Loneliness

30 Jun
Sunset on Lake Erie

I’m starting to realize that there’s no coming out from the other side of grief. At least, not parental grief. It’s not a thing or an emotion or even a concept – it’s a seismic shift in perspective. I’m having a hard time adjusting to the new tilt of my world. I often lose my balance.

The other day, as I was filling the bird feeders, it occurred to me that my best years are behind me – those first sixteen years when the girls were born and we grew into a family, orbiting each other, our own tiny solar system. I stopped, closed my eyes, and imagined two bright-eyed girls circling around me as I poured black oil sunflower seeds into the hoppers, imagined them fighting for the chance to slide a new brick of suet into the woodpecker feeder.

Sometimes it feels like I’m all that remains on these summer mornings. It’s just me and Roo blinking into the relentless June sunlight as we traverse the yard together. I try to tell myself that this is okay, that a little time to myself in the mornings is healthy, that it’s something I used to crave. But it’s a lie. It’s too much of a shift, too soon. I want my tiny solar system back.

I once had a premonition of my life to come. It was right before I met Jim. I was about 24 years old and living in a basement apartment on Long Island. I was lonely. My parents had moved to New Jersey four years prior, I’d broken up with my high school sweetheart, had dated off and on and I’d found myself truly single for the first time in my life since the age of 15. My best friend had recently moved to Denmark.

I was home on a weekend with no plans, feeling sorry for myself. But, in a moment of clarity, I’d thought, “Enjoy this time. Soon it will be filled with other people and their needs. Some day a family will dominate your days, including your weekends. Time will be precious.” I don’t remember thinking about it with a sense of longing. It was just something I felt coming. I met Jim a few months later.

And now? I can’t imagine my life in the near or distant future. When I try looking forward, I don’t like what I see. I have no sense of family or community, no sense of what’s coming. I’m afraid because it feels like everything’s leaving. Everyone’s leaving. It is just me in the mornings – me, with my rituals and the dog Ana loved and that’s not enough. I’m not enough.

I know this is the way grief colors my perspective, painting a wash of despair over everything, making me look back with longing. I know this, but I’m still stuck in the midst of it…sinking.

A woman in one of the online grief groups I occasionally visit said that she couldn’t find happiness after her child died until she accepted her new life without him.
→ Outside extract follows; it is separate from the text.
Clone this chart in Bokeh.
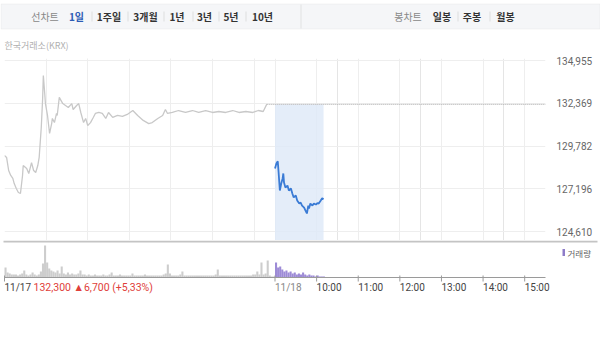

But it wasn’t just about acceptance, it was about letting go. She had to rebuild everything – her entire life and the expectations that came with it, only then was she able to embrace living and rediscover joy. I suspect I’m at a point right now where I have to separate letting go of my expectations and my past with letting go of Ana. I’ll never let her go – not her memory or my current connections (real or imagined) with her spirit.

I must let go of my idea of myself (real or imagined) that drove my identity for the first sixteen years of motherhood. I need to get to know myself as I am now. I suspect this is how I’ll find my joy again.

I wonder, can I do that? Can I build a new life at 47? Can I find joy in the future and in myself? I hope so. I think that’s why I love the birds – they hold the key, somehow – and Emily and Jim and Roo. There is a path forward. I just have to find it.